--- Aim ---
Each line below must be set down exactly; omit any image you find.

--- Raw data ---
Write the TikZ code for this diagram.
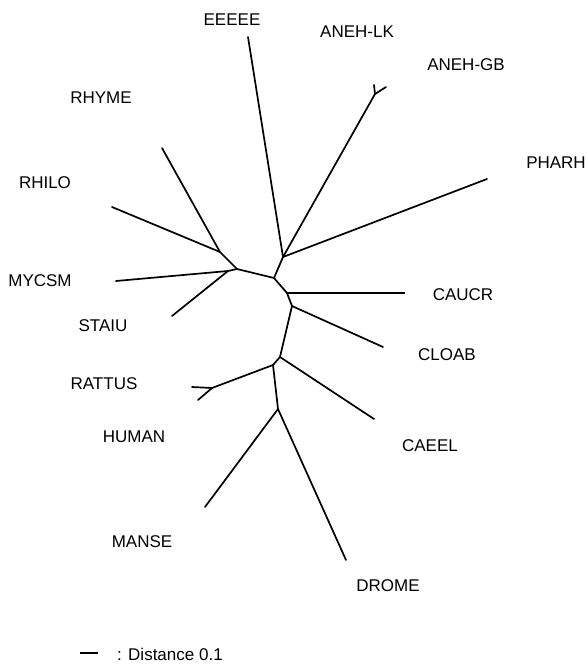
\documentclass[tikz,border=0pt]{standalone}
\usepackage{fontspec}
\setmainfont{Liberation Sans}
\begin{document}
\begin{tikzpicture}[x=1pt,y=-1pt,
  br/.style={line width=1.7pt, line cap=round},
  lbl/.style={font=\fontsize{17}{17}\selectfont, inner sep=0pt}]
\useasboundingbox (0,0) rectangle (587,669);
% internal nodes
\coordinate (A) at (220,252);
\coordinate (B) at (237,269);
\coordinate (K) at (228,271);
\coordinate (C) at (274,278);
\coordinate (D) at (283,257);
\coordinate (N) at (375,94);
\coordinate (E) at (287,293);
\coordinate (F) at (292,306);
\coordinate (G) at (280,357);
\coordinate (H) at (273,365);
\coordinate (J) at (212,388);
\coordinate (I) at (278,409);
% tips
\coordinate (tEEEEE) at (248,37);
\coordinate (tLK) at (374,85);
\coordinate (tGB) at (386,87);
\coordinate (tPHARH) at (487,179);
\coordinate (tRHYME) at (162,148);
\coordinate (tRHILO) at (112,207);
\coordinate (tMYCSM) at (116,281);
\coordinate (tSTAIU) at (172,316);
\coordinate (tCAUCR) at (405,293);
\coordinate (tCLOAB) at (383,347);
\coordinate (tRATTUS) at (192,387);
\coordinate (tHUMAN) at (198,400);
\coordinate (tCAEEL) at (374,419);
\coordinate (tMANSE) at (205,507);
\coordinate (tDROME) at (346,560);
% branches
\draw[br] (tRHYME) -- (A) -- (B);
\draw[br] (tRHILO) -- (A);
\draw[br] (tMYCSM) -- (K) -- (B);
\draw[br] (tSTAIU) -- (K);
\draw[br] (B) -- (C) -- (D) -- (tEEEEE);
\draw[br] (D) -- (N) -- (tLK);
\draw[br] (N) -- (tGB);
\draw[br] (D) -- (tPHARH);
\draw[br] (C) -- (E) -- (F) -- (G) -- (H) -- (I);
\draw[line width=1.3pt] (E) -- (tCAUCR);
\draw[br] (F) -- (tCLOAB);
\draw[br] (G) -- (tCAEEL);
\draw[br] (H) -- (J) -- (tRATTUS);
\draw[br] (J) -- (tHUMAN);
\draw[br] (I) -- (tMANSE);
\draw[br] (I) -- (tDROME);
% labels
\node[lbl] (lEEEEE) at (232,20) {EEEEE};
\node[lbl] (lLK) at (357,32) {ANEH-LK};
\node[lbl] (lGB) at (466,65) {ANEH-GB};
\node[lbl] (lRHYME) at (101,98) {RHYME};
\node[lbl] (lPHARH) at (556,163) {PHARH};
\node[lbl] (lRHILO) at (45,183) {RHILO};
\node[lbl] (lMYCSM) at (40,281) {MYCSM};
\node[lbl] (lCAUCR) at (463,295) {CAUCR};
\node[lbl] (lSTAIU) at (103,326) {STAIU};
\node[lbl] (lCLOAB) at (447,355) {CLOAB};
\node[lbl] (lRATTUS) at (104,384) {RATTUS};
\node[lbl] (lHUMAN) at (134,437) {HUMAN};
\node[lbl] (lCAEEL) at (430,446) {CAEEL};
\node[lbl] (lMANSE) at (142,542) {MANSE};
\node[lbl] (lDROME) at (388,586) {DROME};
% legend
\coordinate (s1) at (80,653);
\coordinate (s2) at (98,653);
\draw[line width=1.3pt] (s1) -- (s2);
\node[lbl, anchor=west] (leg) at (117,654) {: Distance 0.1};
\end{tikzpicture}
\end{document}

--- Exercise output ---
Write the TikZ code for this diagram.
\documentclass[tikz,border=0pt]{standalone}
\usepackage{fontspec}
\setmainfont{Liberation Sans}
\begin{document}
\begin{tikzpicture}[x=1pt,y=-1pt,
  br/.style={line width=1.7pt, line cap=round},
  lbl/.style={font=\fontsize{17}{17}\selectfont, inner sep=0pt}]
\useasboundingbox (0,0) rectangle (587,669);
% internal nodes
\coordinate (A) at (220,252);
\coordinate (B) at (237,269);
\coordinate (K) at (228,271);
\coordinate (C) at (274,278);
\coordinate (D) at (283,257);
\coordinate (N) at (375,94);
\coordinate (E) at (287,293);
\coordinate (F) at (292,306);
\coordinate (G) at (280,357);
\coordinate (H) at (273,365);
\coordinate (J) at (212,388);
\coordinate (I) at (278,409);
% tips
\coordinate (tEEEEE) at (248,37);
\coordinate (tLK) at (374,85);
\coordinate (tGB) at (386,87);
\coordinate (tPHARH) at (487,179);
\coordinate (tRHYME) at (162,148);
\coordinate (tRHILO) at (112,207);
\coordinate (tMYCSM) at (116,281);
\coordinate (tSTAIU) at (172,316);
\coordinate (tCAUCR) at (405,293);
\coordinate (tCLOAB) at (383,347);
\coordinate (tRATTUS) at (192,387);
\coordinate (tHUMAN) at (198,400);
\coordinate (tCAEEL) at (374,419);
\coordinate (tMANSE) at (205,507);
\coordinate (tDROME) at (346,560);
% branches
\draw[br] (tRHYME) -- (A) -- (B);
\draw[br] (tRHILO) -- (A);
\draw[br] (tMYCSM) -- (K) -- (B);
\draw[br] (tSTAIU) -- (K);
\draw[br] (B) -- (C) -- (D) -- (tEEEEE);
\draw[br] (D) -- (N) -- (tLK);
\draw[br] (N) -- (tGB);
\draw[br] (D) -- (tPHARH);
\draw[br] (C) -- (E) -- (F) -- (G) -- (H) -- (I);
\draw[line width=1.3pt] (E) -- (tCAUCR);
\draw[br] (F) -- (tCLOAB);
\draw[br] (G) -- (tCAEEL);
\draw[br] (H) -- (J) -- (tRATTUS);
\draw[br] (J) -- (tHUMAN);
\draw[br] (I) -- (tMANSE);
\draw[br] (I) -- (tDROME);
% labels
\node[lbl] (lEEEEE) at (232,20) {EEEEE};
\node[lbl] (lLK) at (357,32) {ANEH-LK};
\node[lbl] (lGB) at (466,65) {ANEH-GB};
\node[lbl] (lRHYME) at (101,98) {RHYME};
\node[lbl] (lPHARH) at (556,163) {PHARH};
\node[lbl] (lRHILO) at (45,183) {RHILO};
\node[lbl] (lMYCSM) at (40,281) {MYCSM};
\node[lbl] (lCAUCR) at (463,295) {CAUCR};
\node[lbl] (lSTAIU) at (103,326) {STAIU};
\node[lbl] (lCLOAB) at (447,355) {CLOAB};
\node[lbl] (lRATTUS) at (104,384) {RATTUS};
\node[lbl] (lHUMAN) at (134,437) {HUMAN};
\node[lbl] (lCAEEL) at (430,446) {CAEEL};
\node[lbl] (lMANSE) at (142,542) {MANSE};
\node[lbl] (lDROME) at (388,586) {DROME};
% legend
\coordinate (s1) at (80,653);
\coordinate (s2) at (98,653);
\draw[line width=1.3pt] (s1) -- (s2);
\node[lbl, anchor=west] (leg) at (117,654) {: Distance 0.1};
\end{tikzpicture}
\end{document}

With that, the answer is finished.